**Written instruction**
With the images removed, repeat the data below exactly.

--- Start of Provided material ---

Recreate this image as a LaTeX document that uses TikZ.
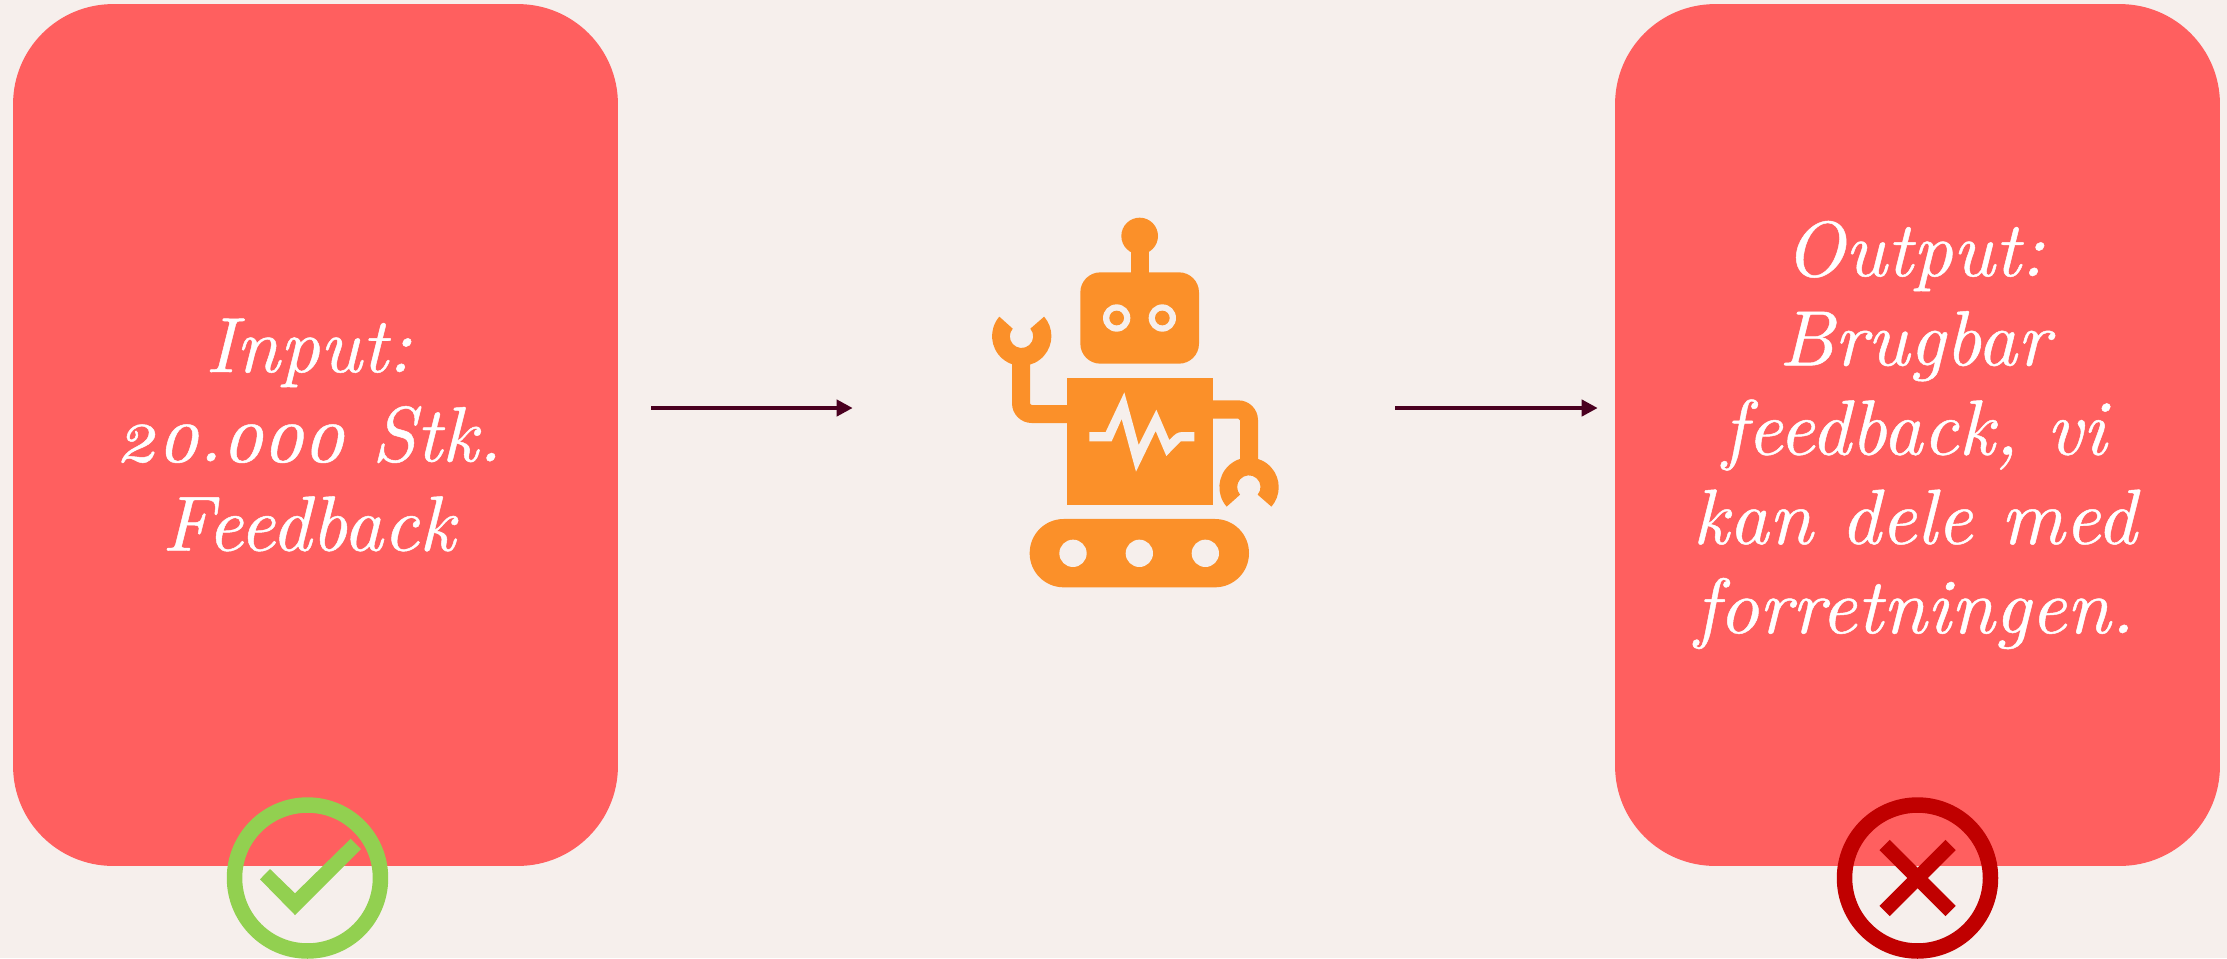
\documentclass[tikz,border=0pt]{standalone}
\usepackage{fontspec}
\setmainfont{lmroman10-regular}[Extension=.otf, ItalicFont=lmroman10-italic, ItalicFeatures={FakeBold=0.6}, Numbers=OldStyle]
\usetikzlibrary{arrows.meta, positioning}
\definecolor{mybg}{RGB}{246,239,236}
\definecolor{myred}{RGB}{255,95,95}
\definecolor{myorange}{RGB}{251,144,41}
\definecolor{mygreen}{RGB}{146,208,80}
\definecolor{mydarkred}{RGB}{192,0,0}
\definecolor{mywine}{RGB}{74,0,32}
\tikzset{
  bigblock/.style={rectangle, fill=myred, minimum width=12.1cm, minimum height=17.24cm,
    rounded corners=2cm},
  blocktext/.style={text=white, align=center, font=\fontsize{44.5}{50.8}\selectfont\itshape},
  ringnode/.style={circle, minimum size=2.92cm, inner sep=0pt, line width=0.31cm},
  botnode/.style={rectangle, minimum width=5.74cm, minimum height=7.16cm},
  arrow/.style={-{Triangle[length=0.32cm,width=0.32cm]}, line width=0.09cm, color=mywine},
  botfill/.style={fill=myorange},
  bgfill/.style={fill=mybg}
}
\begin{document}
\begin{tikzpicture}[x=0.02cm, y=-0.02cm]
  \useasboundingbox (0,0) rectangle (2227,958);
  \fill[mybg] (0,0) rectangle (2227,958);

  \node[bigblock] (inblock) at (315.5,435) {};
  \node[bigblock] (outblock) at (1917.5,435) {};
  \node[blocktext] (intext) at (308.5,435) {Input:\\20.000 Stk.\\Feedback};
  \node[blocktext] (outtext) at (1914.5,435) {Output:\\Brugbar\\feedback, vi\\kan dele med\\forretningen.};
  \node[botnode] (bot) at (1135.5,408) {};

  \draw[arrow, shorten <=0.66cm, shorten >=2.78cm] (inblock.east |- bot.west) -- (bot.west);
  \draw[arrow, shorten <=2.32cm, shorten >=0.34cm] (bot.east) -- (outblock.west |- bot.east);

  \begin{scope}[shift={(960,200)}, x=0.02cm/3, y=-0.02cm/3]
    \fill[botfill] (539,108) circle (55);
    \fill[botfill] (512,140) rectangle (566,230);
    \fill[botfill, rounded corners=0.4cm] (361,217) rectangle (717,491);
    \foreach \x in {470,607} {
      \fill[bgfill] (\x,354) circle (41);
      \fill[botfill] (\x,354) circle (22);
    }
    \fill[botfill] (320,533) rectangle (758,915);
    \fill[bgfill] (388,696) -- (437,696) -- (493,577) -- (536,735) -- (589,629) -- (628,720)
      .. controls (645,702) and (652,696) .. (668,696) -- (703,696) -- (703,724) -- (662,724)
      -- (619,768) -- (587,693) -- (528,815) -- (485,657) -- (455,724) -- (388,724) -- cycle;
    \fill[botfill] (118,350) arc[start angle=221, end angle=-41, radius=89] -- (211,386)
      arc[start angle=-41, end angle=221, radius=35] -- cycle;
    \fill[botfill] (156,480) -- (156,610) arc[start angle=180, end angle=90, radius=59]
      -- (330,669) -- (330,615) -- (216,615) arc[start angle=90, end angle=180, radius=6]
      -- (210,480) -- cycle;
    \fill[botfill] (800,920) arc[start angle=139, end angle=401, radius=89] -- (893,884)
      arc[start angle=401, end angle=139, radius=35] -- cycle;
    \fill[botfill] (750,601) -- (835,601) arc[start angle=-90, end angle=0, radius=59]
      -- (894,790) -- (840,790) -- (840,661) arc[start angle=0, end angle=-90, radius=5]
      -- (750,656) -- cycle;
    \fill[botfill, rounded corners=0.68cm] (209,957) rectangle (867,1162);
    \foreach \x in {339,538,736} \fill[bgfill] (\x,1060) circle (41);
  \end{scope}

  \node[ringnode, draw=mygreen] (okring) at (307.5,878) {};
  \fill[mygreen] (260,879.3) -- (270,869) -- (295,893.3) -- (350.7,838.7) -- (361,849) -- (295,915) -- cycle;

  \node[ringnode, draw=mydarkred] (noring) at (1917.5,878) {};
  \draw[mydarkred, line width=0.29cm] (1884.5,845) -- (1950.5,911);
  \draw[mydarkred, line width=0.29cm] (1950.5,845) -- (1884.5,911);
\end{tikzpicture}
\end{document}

--- End of Provided material ---

**Solution for this exercise**
Recreate this image as a LaTeX document that uses TikZ.
\documentclass[tikz,border=0pt]{standalone}
\usepackage{fontspec}
\setmainfont{lmroman10-regular}[Extension=.otf, ItalicFont=lmroman10-italic, ItalicFeatures={FakeBold=0.6}, Numbers=OldStyle]
\usetikzlibrary{arrows.meta, positioning}
\definecolor{mybg}{RGB}{246,239,236}
\definecolor{myred}{RGB}{255,95,95}
\definecolor{myorange}{RGB}{251,144,41}
\definecolor{mygreen}{RGB}{146,208,80}
\definecolor{mydarkred}{RGB}{192,0,0}
\definecolor{mywine}{RGB}{74,0,32}
\tikzset{
  bigblock/.style={rectangle, fill=myred, minimum width=12.1cm, minimum height=17.24cm,
    rounded corners=2cm},
  blocktext/.style={text=white, align=center, font=\fontsize{44.5}{50.8}\selectfont\itshape},
  ringnode/.style={circle, minimum size=2.92cm, inner sep=0pt, line width=0.31cm},
  botnode/.style={rectangle, minimum width=5.74cm, minimum height=7.16cm},
  arrow/.style={-{Triangle[length=0.32cm,width=0.32cm]}, line width=0.09cm, color=mywine},
  botfill/.style={fill=myorange},
  bgfill/.style={fill=mybg}
}
\begin{document}
\begin{tikzpicture}[x=0.02cm, y=-0.02cm]
  \useasboundingbox (0,0) rectangle (2227,958);
  \fill[mybg] (0,0) rectangle (2227,958);

  \node[bigblock] (inblock) at (315.5,435) {};
  \node[bigblock] (outblock) at (1917.5,435) {};
  \node[blocktext] (intext) at (308.5,435) {Input:\\20.000 Stk.\\Feedback};
  \node[blocktext] (outtext) at (1914.5,435) {Output:\\Brugbar\\feedback, vi\\kan dele med\\forretningen.};
  \node[botnode] (bot) at (1135.5,408) {};

  \draw[arrow, shorten <=0.66cm, shorten >=2.78cm] (inblock.east |- bot.west) -- (bot.west);
  \draw[arrow, shorten <=2.32cm, shorten >=0.34cm] (bot.east) -- (outblock.west |- bot.east);

  \begin{scope}[shift={(960,200)}, x=0.02cm/3, y=-0.02cm/3]
    \fill[botfill] (539,108) circle (55);
    \fill[botfill] (512,140) rectangle (566,230);
    \fill[botfill, rounded corners=0.4cm] (361,217) rectangle (717,491);
    \foreach \x in {470,607} {
      \fill[bgfill] (\x,354) circle (41);
      \fill[botfill] (\x,354) circle (22);
    }
    \fill[botfill] (320,533) rectangle (758,915);
    \fill[bgfill] (388,696) -- (437,696) -- (493,577) -- (536,735) -- (589,629) -- (628,720)
      .. controls (645,702) and (652,696) .. (668,696) -- (703,696) -- (703,724) -- (662,724)
      -- (619,768) -- (587,693) -- (528,815) -- (485,657) -- (455,724) -- (388,724) -- cycle;
    \fill[botfill] (118,350) arc[start angle=221, end angle=-41, radius=89] -- (211,386)
      arc[start angle=-41, end angle=221, radius=35] -- cycle;
    \fill[botfill] (156,480) -- (156,610) arc[start angle=180, end angle=90, radius=59]
      -- (330,669) -- (330,615) -- (216,615) arc[start angle=90, end angle=180, radius=6]
      -- (210,480) -- cycle;
    \fill[botfill] (800,920) arc[start angle=139, end angle=401, radius=89] -- (893,884)
      arc[start angle=401, end angle=139, radius=35] -- cycle;
    \fill[botfill] (750,601) -- (835,601) arc[start angle=-90, end angle=0, radius=59]
      -- (894,790) -- (840,790) -- (840,661) arc[start angle=0, end angle=-90, radius=5]
      -- (750,656) -- cycle;
    \fill[botfill, rounded corners=0.68cm] (209,957) rectangle (867,1162);
    \foreach \x in {339,538,736} \fill[bgfill] (\x,1060) circle (41);
  \end{scope}

  \node[ringnode, draw=mygreen] (okring) at (307.5,878) {};
  \fill[mygreen] (260,879.3) -- (270,869) -- (295,893.3) -- (350.7,838.7) -- (361,849) -- (295,915) -- cycle;

  \node[ringnode, draw=mydarkred] (noring) at (1917.5,878) {};
  \draw[mydarkred, line width=0.29cm] (1884.5,845) -- (1950.5,911);
  \draw[mydarkred, line width=0.29cm] (1950.5,845) -- (1884.5,911);
\end{tikzpicture}
\end{document}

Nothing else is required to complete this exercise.